NAT does NOT increase security. NAT is a combination of a stateful
firewall with a packet mangler; the security comes from the firewall,
not the mangler. Leave out the packet mangling; use a firewall and
"real" IPs.
If NAT prevents anyone from the internet to try to connect to my
computer, this is increased security. After all, don't we configure
firewalls exactly to prevent unwanted connections?
Of course NAT alone does not brings security. But as I understand TCP/IP
networks, NAT does help security.
Not having NAT means having everyone, every device and computer with a
real, public internet address. This means more potential targets for
hackers.
Lots of Internet users run servers and don't even know it; any peer to
peer system is a server on one end. Look at all the hoops software has
to jump through to try to work through NAT (and especially multiple
layers of NAT), sometimes failing and frustrating users.

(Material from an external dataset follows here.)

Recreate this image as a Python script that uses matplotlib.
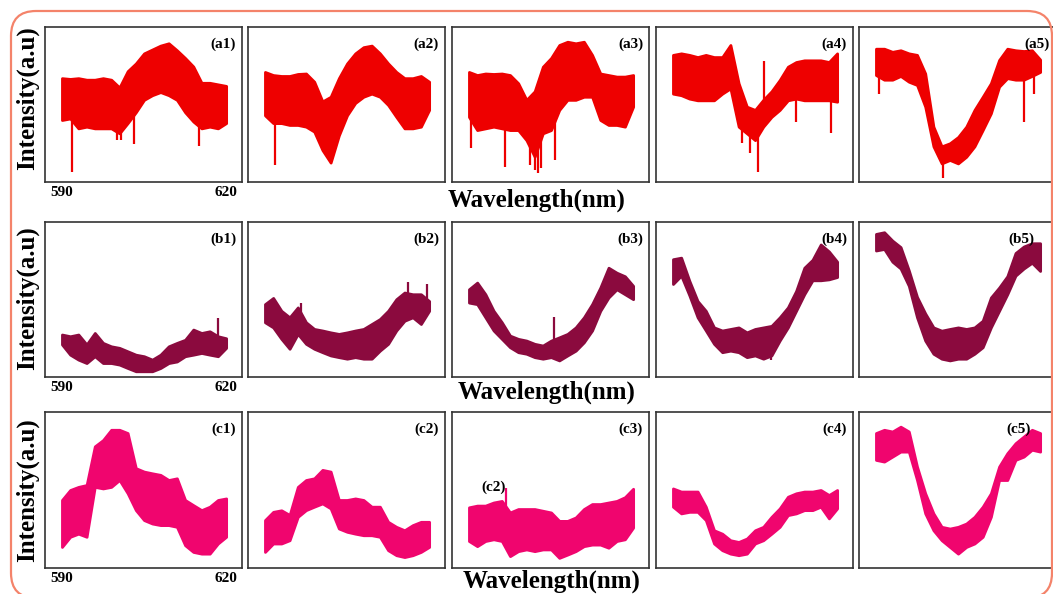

NAT is a fact today, has been for years, and people have been using
Bittorrent and Skype regardless.
For home users and SMBs, NAT is something that was taken care of. IPv6
is a whole new bunch of risks. I am not against IPv6 per se. I am
against wide use of IPv6 right now. Let it mature.
As IPv4 runs out, some ISPs are turning to "Carrier Grade NAT", which
adds layers of NAT that break things like P2P applications and IPSec.
I'll happily trade IPSec for OpenVPN. ;-)
In any case, IPv6 should be enabled by default because users may connect
to IPv6 networks and need it to "just work", just like IPv4. They
aren't power users that know how to tweak hidden options, they just want
to use the network.
To just use the network they need only IPv4. They don't need the
security risks that current IPv6 implementation and default
configurations adds. Today, IPv6 is far from "just works". You are
advocating using all end users as guiena pigs for IPv6 evolution. I
advocate evolving IPv6 before exposing end users to ti.